A Baby Sea Otter's Story

by Lynda V. Mapes ; illustrated by Alan Berner

Pub Date: April 23rd, 2019
ISBN: 978-1-250-14764-6
Publisher: Roaring Brook Press

Photojournalism tells the true story of Rialto, a rescued baby sea otter, along with many scientific and historical facts about sea otters.

Readers of Jean Reidy’s poetic, almost mystical, picture book Pup 681: A Sea Otter Rescue Story, illustrated by Ashley Crowley (2019), can seek out Mapes’ book for more facts about these critters. The text begins with simple sentences about the eponymous baby otter—named for Washington’s Rialto Beach, where he was stranded—but soon offers much more information than a tale of rescue and rehabilitation. By the text’s third page, readers have learned these facts: Normally, babies stay close to their mothers; they have “very loud voices so their mothers can hear them over the wind and waves”; sea otters are legally protected.
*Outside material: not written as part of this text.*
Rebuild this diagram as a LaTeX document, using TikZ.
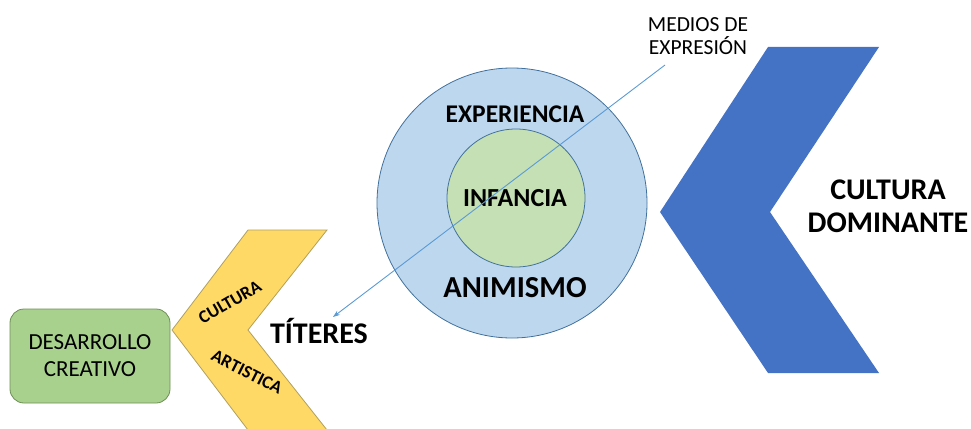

The next page includes a full paragraph about baby sea otters’ dependency on their mothers, then a second paragraph that lists the babies’ predators and states that their survival rate in the wild is 50 percent. By the time Rialto is thriving in the Seattle Aquarium (prior to a permanent move to the Vancouver Aquarium), readers have learned about sea otter diet, fur, teeth, habits, and more. Before Rialto moves, there are 10 paragraphs and a map devoted to the otters’ human-caused, near extinction and their human-aided comeback. The clever truth: Less-motivated readers can view each of the numerous, oh-so-cute-and-cuddly photographs, then read their detailed captions to get the story’s condensed version.